When it comes to the business side of sports there’s a lot of insightful information to be gained on marketing and game day operations. I interviewed two different people with the Wenatchee Wild of the Junior-A British Columbia Hockey League (BCHL). The first interview was with Gretchen Littler, their Director of Sales and Marketing while the second interview was with David Rayfield, their Senior Sales and Operations Coordinator. During my time volunteering and working for teams and networking with others I’ve learned that when you first break into the sports industry you’ll likely be in sales.
The extended offseason has allowed the team to have a longer sales season than they normally have. According to Littler, the sales season for the Wild usually starts in May, but this year they were able to start in January selling corporate sponsorships and season tickets. The team had the most new sponsors they’ve had in a long time. This allowed them to look at businesses that received some extra stimulus money and also pitch their brand more. The team put together a list of local businesses that they could potentially form sponsorships with. However, with man power and timing they’ve never been able to tackle all of it.
“With a new business we do recognize that we are a 501 © non-profit business, which a lot of businesses do like because that is a tax write-off for them,” Littler said.
Working With Sponsors
She explained how with their donation of funds, they’re able to do certain services for them including season tickets, advertising, PA reads or radio announcements. Littler also touched on how they have the return of the blimp where they could have coupons of things fans could win. She also touched on how a new sponsor came to the team, one that used to be with them in the past and will be placing ads on each goalie’s pads.
When it comes to what businesses want for advertising, Littler said she likes to ask them what they want. This includes branding, ads on the dasher boards around the rink or the door swings or even just community support.
“I do ask what their dollar budget amount is, that really helps me prepare a proposal when I am going to meet with prospective clients,” Littler said.
If she’s not able to get a dollar amount she gets creative by looking at the business for fun taglines that might go well with their business name.
When it comes to a hiring and what they look for in somebody coming into a sales position, Littler touched on important elements a potential hire should have. One important thing she noted is that while the job can be fun, it’s still hard work. She touched on how there’s a lot of hard work that goes on behind the scenes that some people don’t realize until they really get going. She also touched on the ability to wear many hats meaning they do more than just what they were hired for.
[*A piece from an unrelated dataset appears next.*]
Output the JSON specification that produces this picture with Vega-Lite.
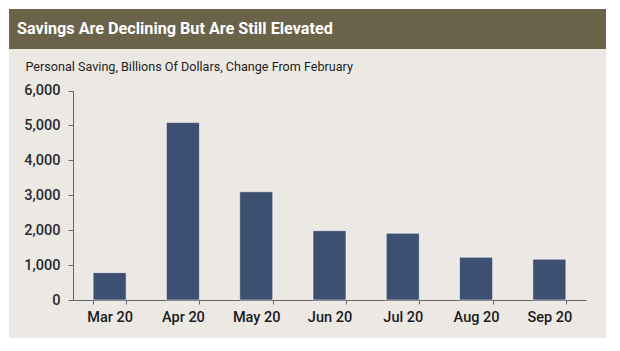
{
  "$schema": "https://vega.github.io/schema/vega-lite/v6.json",
  "background": "white",
  "padding": {"left": 9, "top": 9, "right": 14, "bottom": 13},
  "spacing": 0,
  "vconcat": [
    {
      "width": 597,
      "height": 40,
      "view": {"fill": "#6b6349", "stroke": null},
      "data": {"values": [{"t": "Savings Are Declining But Are Still Elevated", "p": 0}]},
      "mark": {"type": "text", "align": "left", "baseline": "middle", "dx": 8, "font": "Roboto", "fontSize": 16.2, "fontWeight": "bold", "color": "#ffffff"},
      "encoding": {
        "x": {"field": "p", "type": "quantitative", "scale": {"domain": [0, 1]}, "axis": null},
        "text": {"field": "t"}
      }
    },
    {
      "width": 597,
      "height": 289,
      "view": {"fill": "#ece9e4", "stroke": null},
      "data": {"values": [
        {"month": "Mar 20", "saving": 783},
        {"month": "Apr 20", "saving": 5080},
        {"month": "May 20", "saving": 3100},
        {"month": "Jun 20", "saving": 1985},
        {"month": "Jul 20", "saving": 1910},
        {"month": "Aug 20", "saving": 1222},
        {"month": "Sep 20", "saving": 1167}
      ]},
      "mark": {"type": "bar", "color": "#3d5071", "stroke": "#ffffff", "strokeOpacity": 0.5, "strokeWidth": 1},
      "encoding": {
        "x": {
          "field": "month", "type": "nominal", "sort": null,
          "scale": {"range": [64, 577], "paddingInner": 0.55, "paddingOuter": 0.275},
          "axis": {"title": null, "offset": -38, "labelAngle": 0, "tickBand": "extent", "tickSize": 4, "tickColor": "#666666", "domainColor": "#666666", "labelPadding": 6, "labelFont": "Roboto", "labelFontWeight": 500, "labelFontSize": 14.5, "labelColor": "#1a1a22"}
        },
        "y": {
          "field": "saving", "type": "quantitative",
          "scale": {"domain": [0, 6000], "range": [251, 41.5], "nice": false},
          "axis": {
            "title": "Personal Saving, Billions Of Dollars, Change From February",
            "titleAngle": 0, "titleAlign": "left", "titleBaseline": "middle", "titleX": -48, "titleY": 17,
            "titleFont": "Roboto", "titleFontSize": 12.6, "titleFontWeight": "normal", "titleColor": "#1e1e1e",
            "offset": -64, "grid": false, "values": [0, 1000, 2000, 3000, 4000, 5000, 6000], "format": ",d", "tickSize": 5, "tickColor": "#666666", "domainColor": "#666666", "labelPadding": 8, "labelFont": "Roboto", "labelFontWeight": 500, "labelFontSize": 14.5, "labelColor": "#2a2a2a"}
        }
      }
    }
  ],
  "config": {"view": {"stroke": null}, "axis": {"domainWidth": 1, "tickWidth": 1}}
}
This could include being the mascot, hanging frames in the hallway, on the mic in the stands or something else that might be needed. Key elements of a potential employee she touched on were being a hard worker and how important it is to have the passion for the team. A couple relatable aspects for me were not looking at it as a job and believing in the team and brand. Whenever I’ve volunteered or worked for a team or covered a team, I almost always never looked at it as work and was always passionate about the team.
She explained how she tells people that’s it more than just selling tickets and sponsorships. Littler touched on how it’s being able to share the opportunity of people to come out and have a good time with their family for a great price. For sponsors, she explained how you’d be providing them the opportunity to get their brand out in front of an average of 2,700 or more a night. Littler said you might go in and work day to day, but how it’s a lot more fun when you have the passion for the team.
Various Game Day Roles
Rayfield touched on everything he does including dealing with volunteers, interns and other staff members. He also makes sure everything goes smoothly script wise with those that deal with the entertainment before the game, during media timeouts, intermissions and post-game. Rayfield touched on how the activities outside of hockey are planned out and run as smoothly as possible. He explained how he’s constantly running around making sure everyone is in their spot and has what they need to put on promotions. This includes timing such as when to let people on the ice, making sure people are in their spots, lining up the kids for chuck-a-puck cleanup and other intermission stuff.
He said he also takes care of the customer service and ticketing aspects and making sure fans are doing well and feel connected to the team. While Rayfield said that hockey comes first, he touched on how it’s important to create a family atmosphere. He explained how it was about making sure people feel welcome and know that they’re at an event. Rayfield also touched different roles he’s had during games whether manning the mic in the stands and other things. He said it’s just filling in where you need at this level in sport management.
“If you don’t know hockey or don’t know sport very well, that you’re still excited to come out to the games whether it’s the music you see playing or the activities you see on the ice or the trivia and intermission going on in the stands throughout the game,” Rayfield said.
What It Takes To Break Into Sports
Rayfield touched on what it takes when you first break into sports he touched on how you won’t specialize in one area. He says they’re in the ticketing area, have their radios on and are called in every which way. Rayfield explained how unless you’re at the professional level, you’re going to be doing a little bit of everything. He said you might start the night doing some ticketing and helping cut the lines down to being out on the ice ten minutes later welcoming fans. Rayfield touched on how you might be running the lights and making sure they’re all on and making sure all your audio and video (A/V) equipment is running. He said you might be running back to the house staff to making sure they’re all setup as far as the entrance goes.
When it comes to a game night and working for a junior hockey team, it’s clear that you need to have passion for the team and are willing to be flexible in doing multiple tasks.